OBJECTIVE: Set down each line of the material that follows, exactly, with no pictures.

DATASET CONTENT:

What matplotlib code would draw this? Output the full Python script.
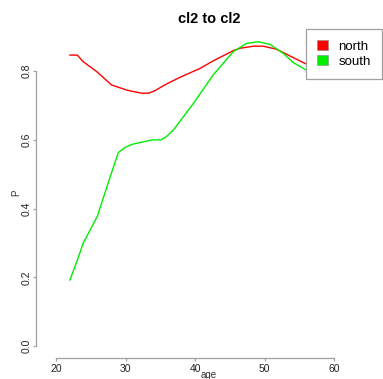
import matplotlib
matplotlib.use("Agg")
import matplotlib.pyplot as plt
from matplotlib.patches import Patch

plt.rcParams['font.family'] = ['Liberation Sans', 'DejaVu Sans']

title = "cl2 to cl2"
series_names = ["north", "south"]
series_colors = ["#ff0000", "#00ee00"]

north_age = [22.0, 23.07, 23.9, 25.85, 28.0, 30.2, 32.3, 33.3, 34.2, 35.9, 37.8,
             40.7, 42.6, 45.5, 46.5, 48.4, 49.8, 51.75, 53.7, 56.3, 58.0]
north_p = [0.847, 0.847, 0.828, 0.799, 0.760, 0.745, 0.736, 0.736, 0.743, 0.763, 0.782,
           0.808, 0.830, 0.860, 0.867, 0.873, 0.873, 0.864, 0.844, 0.818, 0.808]

south_age = [22.0, 23.07, 23.9, 25.95, 27.8, 28.96, 29.9, 31.1, 33.8, 35.1, 35.9, 36.9,
             39.75, 42.6, 45.5, 47.4, 49.1, 50.8, 52.7, 54.15, 56.3, 58.0]
south_p = [0.192, 0.250, 0.299, 0.378, 0.493, 0.563, 0.578, 0.588, 0.600, 0.600, 0.610, 0.629,
           0.706, 0.789, 0.857, 0.881, 0.886, 0.878, 0.852, 0.825, 0.800, 0.792]

x_ticks = [20, 30, 40, 50, 60]
y_ticks = [0.0, 0.2, 0.4, 0.6, 0.8]

W, H = 383, 379
fig = plt.figure(figsize=(W / 100, H / 100), dpi=100)
L, R, T, B = 36, 382, 29, 358
ax = fig.add_axes([L / W, 1 - B / H, (R - L) / W, (B - T) / H])

ax.plot(north_age, north_p, color=series_colors[0], lw=1.0, zorder=2)
ax.plot(south_age, south_p, color=series_colors[1], lw=1.0, zorder=2)

ax.set_xlim(17.12, 66.9)
ax.set_ylim(-0.035, 0.923)

for s in ['top', 'right']:
    ax.spines[s].set_visible(False)
ax.spines['left'].set_bounds(0.0, 0.8)
ax.spines['bottom'].set_bounds(20, 60)
for s in ['left', 'bottom']:
    ax.spines[s].set_color('#a0a0a0')
    ax.spines[s].set_linewidth(0.9)

ax.set_xticks(x_ticks)
ax.set_xticklabels([str(v) for v in x_ticks])
ax.set_yticks(y_ticks)
ax.set_yticklabels([f"{v:.1f}" for v in y_ticks], rotation=90, va='center')
ax.tick_params(axis='both', length=2.5, width=0.9, color='#a0a0a0',
               labelcolor='#222222', labelsize=7.5)
ax.tick_params(axis='x', pad=2)
ax.tick_params(axis='y', pad=0.5)

fig.text((L + R) / 2 / W, 1 - 19 / H, title, ha='center', va='center',
         fontsize=10.5, fontweight='bold')
fig.text((L + R) / 2 / W, 1 - 374.5 / H, "age", ha='center', va='center',
         fontsize=7, color='#333333')
fig.text(16 / W, 1 - 193 / H, "P", ha='center', va='center', rotation=90,
         fontsize=7, color='#333333')

handles = [Patch(facecolor=c, edgecolor='#888888', linewidth=0.4) for c in series_colors]
leg = ax.legend(handles, series_names, loc='upper right',
                bbox_to_anchor=(R / W, 1 - T / H), bbox_transform=fig.transFigure,
                fancybox=False, framealpha=1, edgecolor='#a0a0a0',
                fontsize=9.5, handlelength=0.8, handleheight=0.75,
                handletextpad=0.8, borderpad=0.85, labelspacing=0.2,
                borderaxespad=0)
leg.get_frame().set_linewidth(0.9)
leg.set_zorder(5)

fig.savefig("out.png", dpi=100)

FINISHED EXERCISE:
What matplotlib code would draw this? Output the full Python script.
import matplotlib
matplotlib.use("Agg")
import matplotlib.pyplot as plt
from matplotlib.patches import Patch

plt.rcParams['font.family'] = ['Liberation Sans', 'DejaVu Sans']

title = "cl2 to cl2"
series_names = ["north", "south"]
series_colors = ["#ff0000", "#00ee00"]

north_age = [22.0, 23.07, 23.9, 25.85, 28.0, 30.2, 32.3, 33.3, 34.2, 35.9, 37.8,
             40.7, 42.6, 45.5, 46.5, 48.4, 49.8, 51.75, 53.7, 56.3, 58.0]
north_p = [0.847, 0.847, 0.828, 0.799, 0.760, 0.745, 0.736, 0.736, 0.743, 0.763, 0.782,
           0.808, 0.830, 0.860, 0.867, 0.873, 0.873, 0.864, 0.844, 0.818, 0.808]

south_age = [22.0, 23.07, 23.9, 25.95, 27.8, 28.96, 29.9, 31.1, 33.8, 35.1, 35.9, 36.9,
             39.75, 42.6, 45.5, 47.4, 49.1, 50.8, 52.7, 54.15, 56.3, 58.0]
south_p = [0.192, 0.250, 0.299, 0.378, 0.493, 0.563, 0.578, 0.588, 0.600, 0.600, 0.610, 0.629,
           0.706, 0.789, 0.857, 0.881, 0.886, 0.878, 0.852, 0.825, 0.800, 0.792]

x_ticks = [20, 30, 40, 50, 60]
y_ticks = [0.0, 0.2, 0.4, 0.6, 0.8]

W, H = 383, 379
fig = plt.figure(figsize=(W / 100, H / 100), dpi=100)
L, R, T, B = 36, 382, 29, 358
ax = fig.add_axes([L / W, 1 - B / H, (R - L) / W, (B - T) / H])

ax.plot(north_age, north_p, color=series_colors[0], lw=1.0, zorder=2)
ax.plot(south_age, south_p, color=series_colors[1], lw=1.0, zorder=2)

ax.set_xlim(17.12, 66.9)
ax.set_ylim(-0.035, 0.923)

for s in ['top', 'right']:
    ax.spines[s].set_visible(False)
ax.spines['left'].set_bounds(0.0, 0.8)
ax.spines['bottom'].set_bounds(20, 60)
for s in ['left', 'bottom']:
    ax.spines[s].set_color('#a0a0a0')
    ax.spines[s].set_linewidth(0.9)

ax.set_xticks(x_ticks)
ax.set_xticklabels([str(v) for v in x_ticks])
ax.set_yticks(y_ticks)
ax.set_yticklabels([f"{v:.1f}" for v in y_ticks], rotation=90, va='center')
ax.tick_params(axis='both', length=2.5, width=0.9, color='#a0a0a0',
               labelcolor='#222222', labelsize=7.5)
ax.tick_params(axis='x', pad=2)
ax.tick_params(axis='y', pad=0.5)

fig.text((L + R) / 2 / W, 1 - 19 / H, title, ha='center', va='center',
         fontsize=10.5, fontweight='bold')
fig.text((L + R) / 2 / W, 1 - 374.5 / H, "age", ha='center', va='center',
         fontsize=7, color='#333333')
fig.text(16 / W, 1 - 193 / H, "P", ha='center', va='center', rotation=90,
         fontsize=7, color='#333333')

handles = [Patch(facecolor=c, edgecolor='#888888', linewidth=0.4) for c in series_colors]
leg = ax.legend(handles, series_names, loc='upper right',
                bbox_to_anchor=(R / W, 1 - T / H), bbox_transform=fig.transFigure,
                fancybox=False, framealpha=1, edgecolor='#a0a0a0',
                fontsize=9.5, handlelength=0.8, handleheight=0.75,
                handletextpad=0.8, borderpad=0.85, labelspacing=0.2,
                borderaxespad=0)
leg.get_frame().set_linewidth(0.9)
leg.set_zorder(5)

fig.savefig("out.png", dpi=100)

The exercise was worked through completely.